サッカーは無数のディテール(詳細)であふれている。サッカージャーナリスト大住良之による、重箱の隅をつつくような、「超マニアックコラム」。今回のテーマは半世紀前のアジアカップの「アツさ」について。
■日本代表のバスに乗る
言うまでもないことだが当時の香港は英国領で、「東洋の真珠」と呼ばれるほど魅力的な大都市だった。中国人の労働者も多く、その労働者たちが暮らす貧民街もあったが、中心街は世界金融のアジアの中心地で、中心街には英語の看板と華やかなネオンサインで彩られ、大きなビルが林立していた。英国人や欧米からの観光客を目当てにした高級店が立ち並び、早朝から深夜まで活気にあふれていた。そんな香港でも、一等地の銅鑼湾(コーズウェーベイ)にそびえ立つ「エクセルシオール」の存在感は群を抜いていた。最新の高級ホテルを出場チームの「チームホテル」として提供したところに、当時の香港サッカー協会(HFA)の財力と意気込みが象徴されていた。

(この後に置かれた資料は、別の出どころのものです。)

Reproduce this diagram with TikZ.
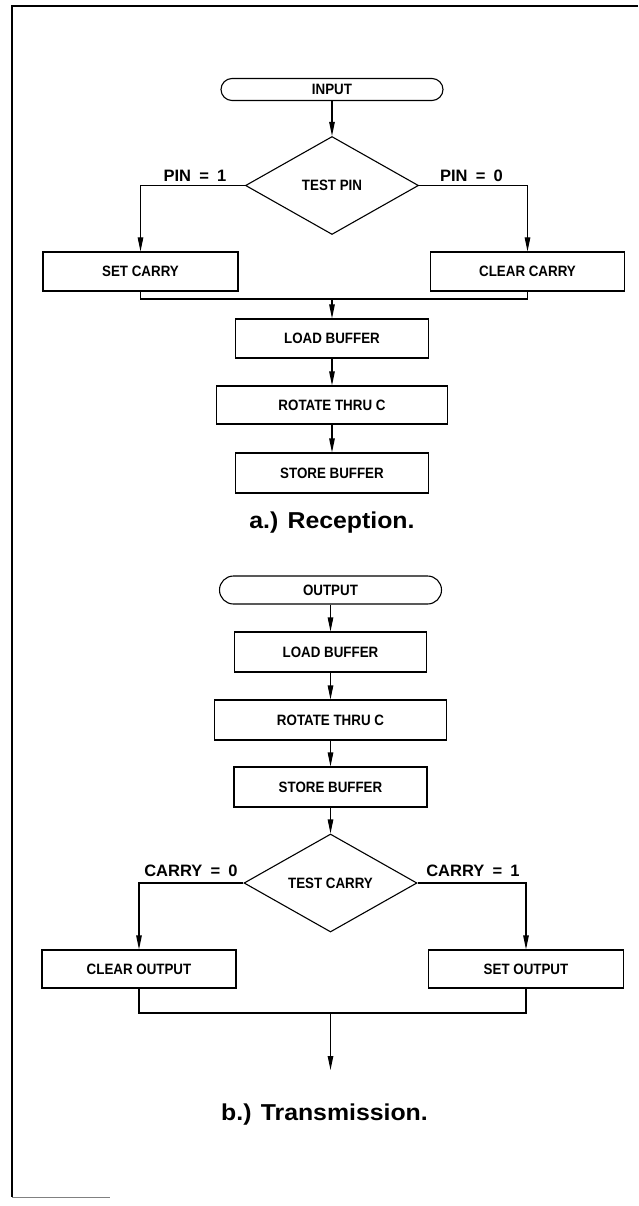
\documentclass[tikz,border=0pt]{standalone}
\usepackage{fontspec}
\setmainfont{Liberation Sans}
\newfontfamily\boxfont[FakeStretch=0.89]{Liberation Sans}
\newfontfamily\capfont[FakeStretch=1.08]{Liberation Sans}
\usetikzlibrary{shapes.geometric,arrows.meta}

\begin{document}
\begin{tikzpicture}[x=1pt, y=-1pt,
  boxtext/.style={font=\boxfont\fontsize{15}{17}\selectfont\bfseries},
  term/.style={draw, line width=1.1pt, boxtext, inner sep=0pt, minimum width=222pt},
  proc/.style={draw, line width=1.1pt, boxtext, inner sep=0pt, minimum height=39pt},
  decide/.style={draw, diamond, line width=1.1pt, boxtext, inner sep=0pt, aspect=1.77,
                 minimum width=173pt, minimum height=98pt},
  cond/.style={font=\fontsize{16.5}{18}\selectfont\bfseries, inner sep=0pt},
  figcap/.style={font=\capfont\fontsize{23}{26}\selectfont\bfseries, inner sep=0pt, anchor=base},
  wire/.style={line width=1.1pt},
  flow/.style={line width=1.1pt, -{Triangle[length=14pt,width=5.5pt]}}]

\useasboundingbox (0,0) rectangle (638,1206);

% frame
\draw [line width=1.3pt] (638,6) -- (12,6) -- (12,1197);
\draw [gray, line width=0.8pt] (12,1197) -- (110,1197);

% -------- a.) Reception -----------
\node [term, minimum height=22pt, rounded corners=11pt] (inp) at (332, 89.5) {INPUT};
\node [decide] (tpin) at (332, 185.5) {TEST PIN};
\node [cond] (pin1) at (195, 176) {PIN\enspace=\enspace1};
\node [cond] (pin0) at (471.5, 176) {PIN\enspace=\enspace0};
\node [proc, minimum width=195pt] (setc) at (140.5, 271.5) {SET CARRY};
\node [proc, minimum width=194pt] (clrc) at (527.5, 271.5) {CLEAR CARRY};
\coordinate (ja) at (332, 299);
\node [proc, minimum width=192.5pt] (ldb) at (332, 338.5) {LOAD BUFFER};
\node [proc, minimum width=231.6pt, minimum height=38pt] (rot) at (332, 405) {ROTATE THRU C};
\node [proc, minimum width=192.5pt, minimum height=40pt] (stb) at (332, 473) {STORE BUFFER};
\node [figcap] (capa) at (332, 528) {a.) Reception.};

\draw [flow] (inp) -- (tpin);
\draw [flow] (tpin.west) -| (setc.north);
\draw [flow] (tpin.east) -| (clrc.north);
\draw [wire] (setc.south) |- (ja) -| (clrc.south);
\draw [flow] (ja) -- (ldb);
\draw [flow] (ldb) -- (rot);
\draw [flow] (rot) -- (stb);

% -------- b.) Transmission -----------
\node [term, minimum height=28pt, rounded corners=14pt] (outp) at (330.5, 590) {OUTPUT};
\node [proc, minimum width=192.6pt, minimum height=40pt] (ldb2) at (330.5, 652) {LOAD BUFFER};
\node [proc, minimum width=232.4pt, minimum height=40pt] (rot2) at (330.5, 720) {ROTATE THRU C};
\node [proc, minimum width=193pt, minimum height=40pt] (stb2) at (330.5, 787) {STORE BUFFER};
\node [decide] (tcar) at (330.5, 883) {TEST CARRY};
\node [cond] (car0) at (191, 870.5) {CARRY\enspace=\enspace0};
\node [cond] (car1) at (473, 870.5) {CARRY\enspace=\enspace1};
\node [proc, minimum width=194pt, minimum height=38pt] (clro) at (139, 969) {CLEAR OUTPUT};
\node [proc, minimum width=194.8pt, minimum height=38pt] (seto) at (526, 969) {SET OUTPUT};
\coordinate (jb) at (330.5, 1013);
\coordinate (xend) at (330.5, 1070);
\node [figcap] (capb) at (324.5, 1120) {b.) Transmission.};

\draw [flow] (outp) -- (ldb2);
\draw [flow] (ldb2) -- (rot2);
\draw [flow] (rot2) -- (stb2);
\draw [flow] (stb2) -- (tcar);
\draw [flow] (tcar.west) -| (clro.north);
\draw [flow] (tcar.east) -| (seto.north);
\draw [wire] (clro.south) |- (jb) -| (seto.south);
\draw [flow] (jb) -- (xend);

\end{tikzpicture}
\end{document}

いまは日本代表と同宿など許されない。だが当時は、協会もチームもそれが当然のように思っていたフシがある。監督は当時44歳の長沼健(後にJFA会長)さんだった。1階のティーラウンジに降りていくと、必ず数人の選手がいた。「いっしょにどう?」と誘ってくれる選手も少なくなかった。
それどころか、ひと山越えて香港島の南にある「アバディーン(香港仔)」地区の練習場に行くときには、長沼監督は私たちを当然のようにチームバスに乗せてくれた。バスの最後列左の席は、ベテランDF大仁邦彌さん(30歳、後にJFA会長)の指定席だった。私は、そこが「ボス席」であることを、このときの経験で知った。